When it comes to being an active listener, there are several potential roadblocks, says Jamie Zane Brazell, owner of Out of the Woods Therapy.
One of the common obstacles, she notes, is technology. “Distractibility is high because of how our world operates with the expectations of multitasking, smartphones and all of the other devices and the massive amounts of information accessible to us at all times,” she says.
Additionally, she notes, many people struggle to hear others because they are too eager to interject and insert their views into a conversation. In other instances, she continues, especially when the conversation is about something personal, people are prone to grow defensive and shut down.
“I think of active listening as a basic skill that’s a precursor to empathic listening,” says Brazell. “So you first have to get the part down where you are staying engaged as a listener before you can get to the part where you are actively listening for the purpose of trying to understand the feelings of the other person.”

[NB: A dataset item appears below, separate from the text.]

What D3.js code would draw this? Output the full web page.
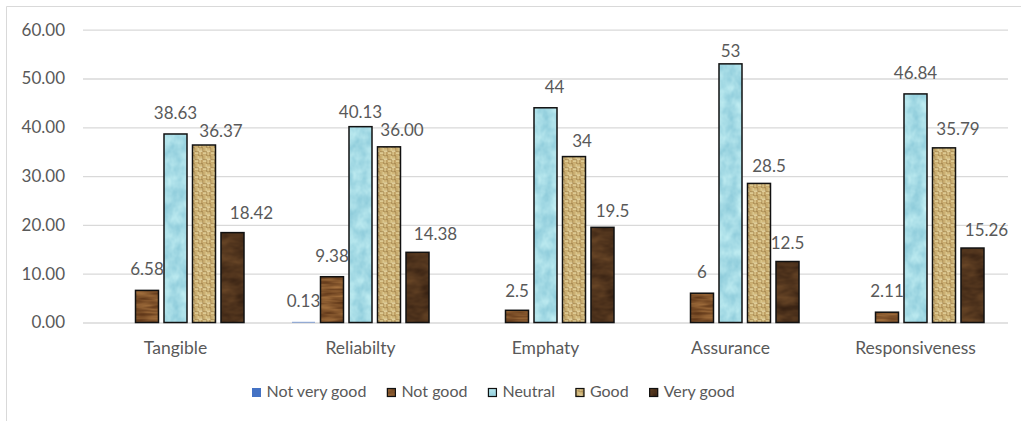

As part of Xpress’ annual Wellness Issues, we reached out to additional professionals whose education, livelihood or a combination of the two have trained them to be adept listeners. Below you’ll find their insights and advice.
Understand a person’s values
“Listening is easier when we agree with — or like — someone, but much harder when we don’t. One trick is to stop focusing on the other person’s specific words and instead listen for the underlying values or interests they are expressing. For example, if a neighbor is screaming and yelling about where you parked, try to figure out what’s important to them. They might value easy access to their home, safety for children or respect for their view. When we listen for what’s beneath the surface message, it’s easier to understand what might be driving the other person, which can create more space for finding common ground.”
— Laura Jeffords, executive director, The Mediation Center
Put your cellphone away
“In a world of unlimited access to technology, with cellphones and other devices constantly at our fingertips, being fully present and able to listen can be more challenging than ever before. The mere holding of a phone or even placing it on a table while you are engaged in a conversation across from someone can leave the impression that they are not a priority. My greatest advice to becoming a better, more attentive listener in your personal and professional life is to eliminate technological distractions whenever possible. Turning off your device — or the ringer in the case of the cellphone — and putting it away when you are expected to listen, removes the potential distraction and communicates that you respect the other person and are interested in what they have to say.”
— Meredith Switzer, executive director, All Souls Counseling Center
Be curious
“True curiosity is an essential ingredient for engaging in meaningful conversation, especially across difference. ‘Bridging conversations’ (thanks to Mónica Guzmán for that term) are rooted in curiosity and can expand our understanding, allow us to see more of each other’s humanness and maybe even find common ground. If I’m not asking genuine questions or I’ve got an agenda to change someone’s mind, I’m definitely not bringing curiosity with me into the conversation.”
— Emily Kujawa, project Manager and improvement specialist, WNC Health Network
Don’t make assumptions
“Good listening requires empathizing with someone else’s perspective and acknowledging that this perspective is important. Or stop assuming that your conversational partner is uneducated, uncaring or ‘down a conspiracy rabbit hole.’ Instead, take a deep breath and recognize that their life experiences have brought them — and the two of you — to this exact same point in time and space. Incredible, isn’t it?”
— Vicki Garlock, author and founder of World Religions for Kids
Zone out at your own peril
Sadly, the indications of not listening don’t make themselves known until the person you’re not listening to is at least two paragraphs deep. The first of these indications is a wandering mind. Your thoughts drift to the mundane such as parking meters, potential supermarket trips or that you just noticed an oil stain on your jeans. Then comes the alarming realization that all you’ve said in response to the person speaking to you was either ‘yeah’ or ‘cool.’ More alarming still is when the person you’re supposed to be listening to references something from earlier in the one-sided conversation — a call-back, if you will — and you nod your head as if to agree that yes, of course I remember that funny, weird thing that happened to you at your office work party that you just told me about. And then, the dreadfully inevitable happens: The other person’s mouth stops moving, and they wait for the much anticipated response to their query: ‘What would you have done?’ After a couple of beats, all you can manage to say, all that you have any business saying is, ‘I mean, honestly, I just have no words.’”
— George Awad, comedian, writer and actor
Step outside your comfort zone
“True listening creates a safe and welcoming space where everyone feels valued. Sometimes, it’s as simple as slowing down our speech, rephrasing for clarity, being patient or pausing to ensure someone has the chance to fully express themselves. Other times, it’s about stepping out of our comfort zone — learning a few phrases in another language, using visual aids or taking the time to understand nonverbal. Even when we don’t fully agree with someone or can’t personally relate to their experience, we can still offer the gift of listening and find a way to appreciate their input so that everyone, regardless of their background, feels seen, heard and truly at home.”
— Paula Penovi, certified translator with Argentum Translations
We all have something in common
“In my experience, very few conversations — no matter how challenging — fail to reveal something worthwhile. Even in opposition, there’s nearly always a spark of shared humanity or a mutual goal. If we lead with respect and a willingness to listen, we can start to bridge the divides that seem so insurmountable today.”